Mistake 2: Assessing the model but not the data pipeline. Privacy risks exist throughout the data pipeline — collection, preprocessing, feature engineering, training, deployment, monitoring. Assessing only the model itself misses significant risks.
Mistake 3: Ignoring model memorization risks. AI models can and do memorize personal data from training sets. Your PIA must address this risk and define mitigation measures.
Mistake 4: Failing to reassess when the system changes. A PIA conducted at project kickoff becomes stale as the system evolves. Build reassessment triggers into your process.
Mistake 5: Not involving the right people. Privacy assessments require input from legal, technical, and business perspectives. A PIA conducted solely by engineers or solely by lawyers will miss important risks.
Your Next Step
Identify the AI system in your portfolio that processes the most personal data. Conduct a PIA for that system using the seven-phase process outlined above. Even if a formal PIA has not been required yet, the exercise will reveal privacy risks you may not have considered and create documentation that protects your agency when regulators come asking.

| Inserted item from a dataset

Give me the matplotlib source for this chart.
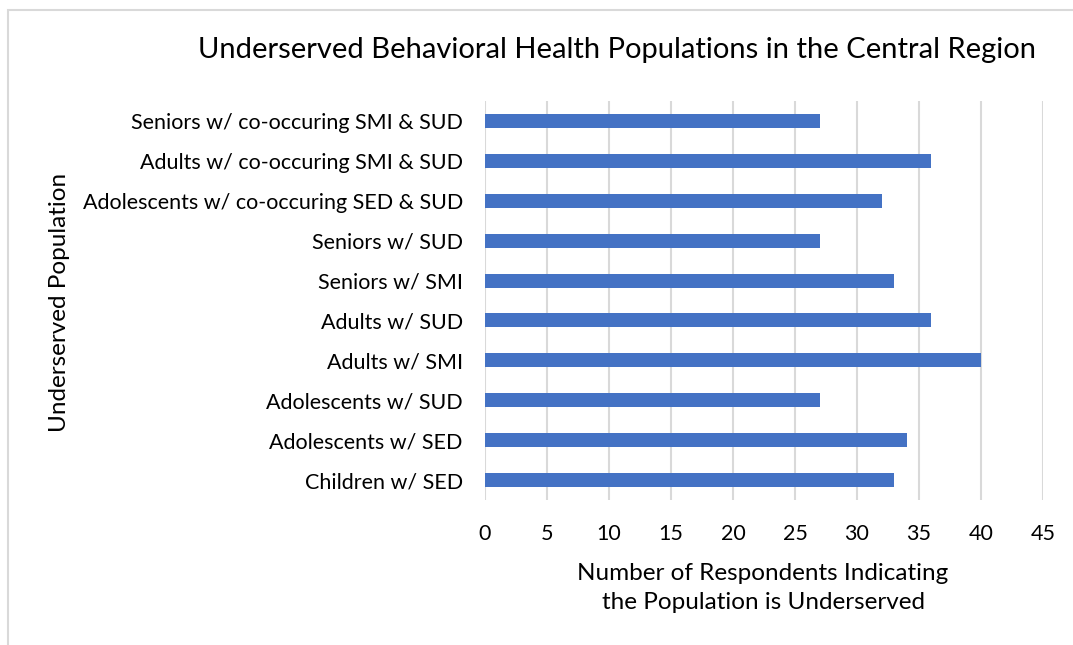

Build a PIA template specific to AI systems that your team can use for future projects. Include the AI-specific risk categories outlined in Phase 3. Make the PIA a standard part of your project kickoff process — before any personal data is collected or processed.
The Philadelphia agency could have avoided $175,000 in retroactive assessment costs with a $15,000 PIA conducted at project inception. Privacy impact assessments are one of those investments that look expensive until you see what skipping them costs.